> _Stored rows_:
>>>>

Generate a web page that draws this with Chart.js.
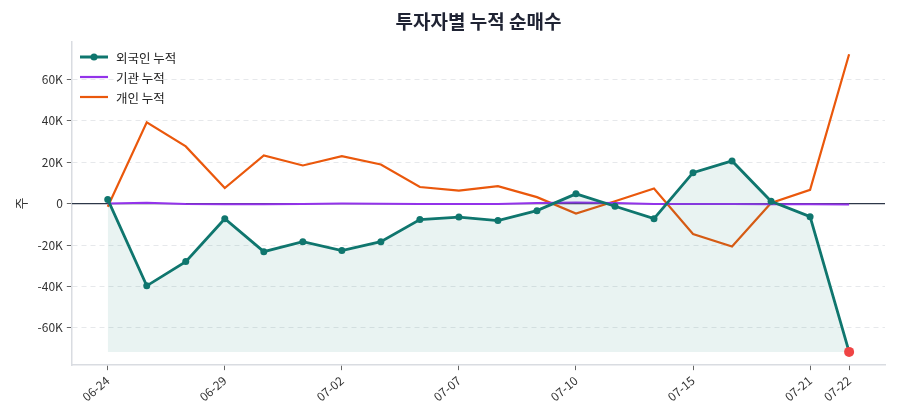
<!DOCTYPE html>
<html>
<head>
<meta charset="utf-8">
<script src="https://cdn.jsdelivr.net/npm/chart.js@4.4.1/dist/chart.umd.min.js"></script>
<style>
  html, body { margin: 0; padding: 0; background: #fff; }
  #wrap { width: 900px; height: 420px; }
</style>
</head>
<body>
<div id="wrap"><canvas id="flowChart" width="900" height="420"></canvas></div>
<script>
// trading days
var dates = ['06-24','06-25','06-26','06-29','06-30','07-01','07-02','07-03','07-06','07-07',
             '07-08','07-09','07-10','07-13','07-14','07-15','07-16','07-17','07-21','07-22'];
// cumulative net buying (shares)
var foreign = [2000,-39700,-28000,-7300,-23200,-18400,-22700,-18400,-7700,-6500,
               -8200,-3400,4700,-1300,-7300,14900,20600,1100,-6300,-71600];
var institution = [0,400,-200,-300,-300,-200,0,-100,-200,-200,
                   -200,300,500,300,-200,-200,-200,-300,-300,-500];
var individual = [-1500,39200,27600,7500,23200,18400,22900,18900,8000,6300,
                  8400,3100,-4800,1100,7300,-14700,-20700,300,6600,72100];
var tickIdx = [0,3,6,9,12,15,18,19];
var yTicks = [-60000,-40000,-20000,0,20000,40000,60000];

var fontFam = "'Noto Sans CJK KR', 'Noto Sans', sans-serif";
var teal = '#0f766e', purple = '#9333ea', orange = '#ea580c';

function pts(arr) {
  return arr.map(function(v, i) { return {x: i, y: v}; });
}
var minForeign = Math.min.apply(null, foreign);

// zero line + title + legend inside the plot
var extras = {
  id: 'extras',
  beforeDatasetsDraw: function(chart) {
    var ctx = chart.ctx, a = chart.chartArea, y0 = chart.scales.y.getPixelForValue(0);
    ctx.save();
    ctx.strokeStyle = '#2d3748';
    ctx.lineWidth = 1.2;
    ctx.beginPath();
    ctx.moveTo(a.left, y0);
    ctx.lineTo(a.right, y0);
    ctx.stroke();
    ctx.restore();
  },
  afterDraw: function(chart) {
    var ctx = chart.ctx, a = chart.chartArea;
    ctx.save();
    ctx.fillStyle = '#1f2333';
    ctx.font = "bold 19px " + fontFam;
    ctx.textAlign = 'center';
    ctx.textBaseline = 'middle';
    ctx.fillText('투자자별 누적 순매수', (a.left + a.right) / 2, 22);

    var items = [
      {label: '외국인 누적', color: teal, dot: true, w: 3},
      {label: '기관 누적', color: purple, dot: false, w: 2.2},
      {label: '개인 누적', color: orange, dot: false, w: 2.2}
    ];
    ctx.font = "12.5px " + fontFam;
    ctx.textAlign = 'left';
    items.forEach(function(it, i) {
      var y = 57 + i * 20;
      ctx.strokeStyle = it.color;
      ctx.lineWidth = it.w;
      ctx.beginPath();
      ctx.moveTo(80, y);
      ctx.lineTo(108, y);
      ctx.stroke();
      if (it.dot) {
        ctx.fillStyle = it.color;
        ctx.beginPath();
        ctx.arc(94, y, 3.5, 0, Math.PI * 2);
        ctx.fill();
      }
      ctx.fillStyle = '#222';
      ctx.fillText(it.label, 116, y + 1);
    });
    ctx.restore();
  }
};

var ptColors = foreign.map(function(v, i) { return i == foreign.length - 1 ? '#ef4444' : teal; });
var ptRadius = foreign.map(function(v, i) { return i == foreign.length - 1 ? 5 : 3.5; });

new Chart(document.getElementById('flowChart'), {
  type: 'line',
  data: {
    datasets: [{
      label: '외국인 누적',
      data: pts(foreign),
      borderColor: teal,
      borderWidth: 2.8,
      pointBackgroundColor: ptColors,
      pointBorderColor: ptColors,
      pointRadius: ptRadius,
      pointBorderWidth: 0,
      backgroundColor: 'rgba(15,118,110,0.09)',
      fill: {value: minForeign},
      tension: 0,
      order: 1
    }, {
      label: '기관 누적',
      data: pts(institution),
      borderColor: purple,
      borderWidth: 2,
      pointRadius: 0,
      fill: false,
      order: 2
    }, {
      label: '개인 누적',
      data: pts(individual),
      borderColor: orange,
      borderWidth: 2.2,
      pointRadius: 0,
      fill: false,
      order: 3
    }]
  },
  options: {
    responsive: false,
    animation: false,
    layout: { padding: {top: 42, right: 15, left: 13, bottom: 13} },
    plugins: {
      legend: { display: false },
      title: { display: false },
      tooltip: { enabled: false }
    },
    scales: {
      x: {
        type: 'linear',
        min: -0.92,
        max: dates.length - 1 + 0.92,
        afterBuildTicks: function(scale) {
          scale.ticks = tickIdx.map(function(i) { return {value: i}; });
        },
        ticks: {
          autoSkip: false,
          maxRotation: 40,
          minRotation: 40,
          color: '#333',
          font: {family: fontFam, size: 12},
          callback: function(v) { return dates[v]; }
        },
        grid: { drawOnChartArea: false, drawTicks: true, tickLength: 5, tickColor: '#666', tickWidth: 1 },
        border: { color: '#d9dce1', width: 1.5 }
      },
      y: {
        min: -78000,
        max: 78000,
        afterBuildTicks: function(scale) {
          scale.ticks = yTicks.map(function(v) { return {value: v}; });
        },
        ticks: {
          color: '#333',
          font: {family: fontFam, size: 12},
          padding: 4,
          callback: function(v) { return v == 0 ? '0' : (v / 1000) + 'K'; }
        },
        title: {
          display: true,
          text: '주',
          color: '#333',
          font: {family: fontFam, size: 13},
          padding: {top: 0, bottom: 5}
        },
        grid: {
          color: function(c) { return c.tick && c.tick.value == 0 ? 'rgba(0,0,0,0)' : '#e6e8eb'; },
          lineWidth: 1,
          tickLength: 5,
          tickColor: '#666'
        },
        border: { color: '#d9dce1', width: 1.5, dash: [5, 4] }
      }
    }
  },
  plugins: [extras]
});
</script>
</body>
</html>
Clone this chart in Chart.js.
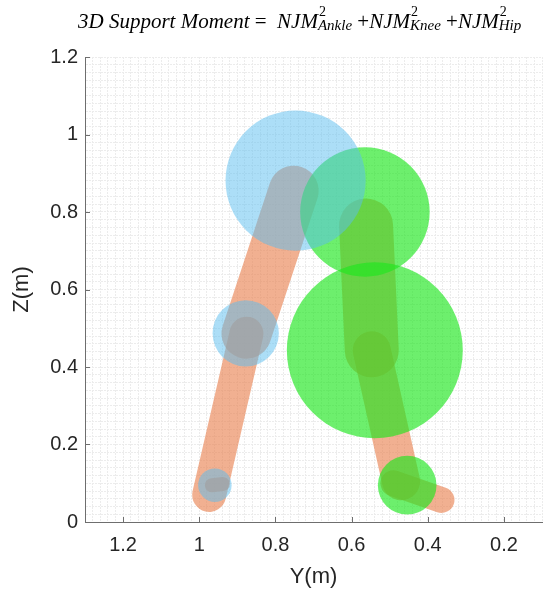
<!DOCTYPE html>
<html>
<head>
<title>3D Support Moment</title>
<script src="https://cdn.jsdelivr.net/npm/chart.js@4/dist/chart.umd.min.js"></script>
<style>
body { margin:0; background:#fff; }
#wrap { position:relative; width:553px; height:592px; }
#title { position:absolute; top:9px; left:78px; white-space:nowrap;
  font-family:"Liberation Serif", serif; font-size:21px; line-height:24px; color:#000; }
.ss { display:inline-block; position:relative; font-size:15px; line-height:15px; }
.ss .sb { position:relative; top:2px; }
.ss .sp { position:absolute; left:1px; top:-12px; font-size:14px; }
</style>
</head>
<body>
<div id="wrap">
<canvas id="legs"></canvas>
<div id="title"><i>3D Support Moment</i> =&nbsp; <i>NJM</i><span class="ss"><span class="sp">2</span><i class="sb">Ankle</i></span> +<i>NJM</i><span class="ss"><span class="sp">2</span><i class="sb">Knee</i></span> +<i>NJM</i><span class="ss"><span class="sp">2</span><i class="sb">Hip</i></span></div>
</div>

<script>
// joint moments (circle centre Y, Z and radius, all in metres)
var blueY  = [0.747, 0.878, 0.959];
var blueZ  = [0.881, 0.487, 0.095];
var blueR  = [0.184, 0.087, 0.044];
var greenY = [0.565, 0.539, 0.454];
var greenZ = [0.800, 0.443, 0.095];
var greenR = [0.170, 0.231, 0.077];

// limb segments (hip -> knee -> ankle, then foot)
var leftLegY   = [0.752, 0.876, 0.974];
var leftLegZ   = [0.855, 0.486, 0.070];
var leftFootY  = [0.967, 0.938];
var leftFootZ  = [0.095, 0.098];
var rightLegY  = [0.562, 0.547, 0.470];
var rightLegZ  = [0.765, 0.443, 0.105];
var rightFootY = [0.490, 0.364];
var rightFootZ = [0.100, 0.057];

var majorTicks = [0, 0.2, 0.4, 0.6, 0.8, 1, 1.2];

var ORANGE = 'rgba(232,128,78,0.62)';
var BLUE   = 'rgba(90,190,240,0.5)';
var GREEN  = 'rgba(30,230,30,0.65)';

function pxPerUnit(chart){
	var s = chart.scales.x;
	return Math.abs(s.getPixelForValue(1) - s.getPixelForValue(0));
}
function isMajor(v){
	return majorTicks.some(function(m){ return Math.abs(m - v) < 1e-6; });
}
function fmt(v){ return String(Math.round(v * 10) / 10); }

// circles: points whose radius follows the x scale (so they stay in metres)
function joints(ys, zs, rs, color){
	return {
		type: 'line', order: 1, showLine: false,
		data: ys.map(function(y, i){ return {x: y, y: zs[i]}; }),
		pointBackgroundColor: color, pointBorderWidth: 0,
		pointRadius: function(ctx){ return rs[ctx.dataIndex] * pxPerUnit(ctx.chart); },
		pointHoverRadius: 0
	};
}
function segments(ys, zs, widths){
	var out = [];
	for (var i = 0; i < ys.length - 1; i++) {
		out.push({
			type: 'line', order: 2,
			data: [{x: ys[i], y: zs[i]}, {x: ys[i+1], y: zs[i+1]}],
			borderColor: ORANGE, borderWidth: widths[i],
			borderCapStyle: 'round', pointRadius: 0, tension: 0, fill: false
		});
	}
	return out;
}

var datasets = [].concat(
	segments(leftLegY, leftLegZ, [50, 34]),
	segments(leftFootY, leftFootZ, [14]),
	segments(rightLegY, rightLegZ, [54, 38]),
	segments(rightFootY, rightFootZ, [26]),
	[joints(blueY, blueZ, blueR, BLUE), joints(greenY, greenZ, greenR, GREEN)]
);

// short inward tick marks like the original axes
var innerTicks = {
	id: 'innerTicks',
	afterDraw: function(chart){
		var c = chart.ctx, a = chart.chartArea, x = chart.scales.x, y = chart.scales.y;
		c.save();
		c.strokeStyle = '#6e6e6e';
		c.lineWidth = 1;
		c.beginPath();
		majorTicks.forEach(function(v){
			var px = Math.round(x.getPixelForValue(v)) + 0.5;
			c.moveTo(px, a.bottom); c.lineTo(px, a.bottom - 5);
			var py = Math.round(y.getPixelForValue(v)) + 0.5;
			c.moveTo(a.left, py); c.lineTo(a.left + 5, py);
		});
		c.stroke();
		c.restore();
	}
};

var tickFont = {family: 'Liberation Sans', size: 20};
var titleFont = {family: 'Liberation Sans', size: 22};
var gridOpts = {color: '#ececec', drawTicks: false};
var borderOpts = {color: '#6e6e6e', dash: [2, 1]};

var chart = new Chart(document.getElementById('legs'), {
	data: { datasets: datasets },
	plugins: [innerTicks],
	options: {
		responsive: true, maintainAspectRatio: false, animation: false, events: [],
		layout: { padding: {top: 57, right: 1, bottom: 0, left: 0} },
		plugins: { legend: {display: false}, tooltip: {enabled: false} },
		scales: {
			x: {
				type: 'linear', reverse: true, min: 0.1, max: 1.3,
				afterFit: function(s){ s.height = 70; },
				grid: gridOpts, border: borderOpts,
				ticks: {stepSize: 0.02, autoSkip: false, maxRotation: 0, padding: 11,
					font: tickFont, color: '#262626',
					callback: function(v){ return isMajor(v) ? fmt(v) : ''; }},
				title: {display: true, text: 'Y(m)', font: titleFont, color: '#262626', padding: {top: 0, bottom: 2}}
			},
			y: {
				type: 'linear', min: 0, max: 1.2,
				afterFit: function(s){ s.width = 85; },
				grid: gridOpts, border: borderOpts,
				ticks: {stepSize: 0.02, autoSkip: false, padding: 7,
					font: tickFont, color: '#262626',
					callback: function(v){ return isMajor(v) ? fmt(v) : ''; }},
				title: {display: true, text: 'Z(m)', font: titleFont, color: '#262626', padding: {top: 9, bottom: 0}}
			}
		}
	}
});
</script>
</body>
</html>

<<<<

> _Stated exercise_: Copy only the part of the records that runs from the first line to the line with "var minForeign = Math.min.apply(null, foreign);", ends included, leaving pictures out.

> _Result for this task_:
Generate a web page that draws this with Chart.js.
<!DOCTYPE html>
<html>
<head>
<meta charset="utf-8">
<script src="https://cdn.jsdelivr.net/npm/chart.js@4.4.1/dist/chart.umd.min.js"></script>
<style>
  html, body { margin: 0; padding: 0; background: #fff; }
  #wrap { width: 900px; height: 420px; }
</style>
</head>
<body>
<div id="wrap"><canvas id="flowChart" width="900" height="420"></canvas></div>
<script>
// trading days
var dates = ['06-24','06-25','06-26','06-29','06-30','07-01','07-02','07-03','07-06','07-07',
             '07-08','07-09','07-10','07-13','07-14','07-15','07-16','07-17','07-21','07-22'];
// cumulative net buying (shares)
var foreign = [2000,-39700,-28000,-7300,-23200,-18400,-22700,-18400,-7700,-6500,
               -8200,-3400,4700,-1300,-7300,14900,20600,1100,-6300,-71600];
var institution = [0,400,-200,-300,-300,-200,0,-100,-200,-200,
                   -200,300,500,300,-200,-200,-200,-300,-300,-500];
var individual = [-1500,39200,27600,7500,23200,18400,22900,18900,8000,6300,
                  8400,3100,-4800,1100,7300,-14700,-20700,300,6600,72100];
var tickIdx = [0,3,6,9,12,15,18,19];
var yTicks = [-60000,-40000,-20000,0,20000,40000,60000];

var fontFam = "'Noto Sans CJK KR', 'Noto Sans', sans-serif";
var teal = '#0f766e', purple = '#9333ea', orange = '#ea580c';

function pts(arr) {
  return arr.map(function(v, i) { return {x: i, y: v}; });
}
var minForeign = Math.min.apply(null, foreign);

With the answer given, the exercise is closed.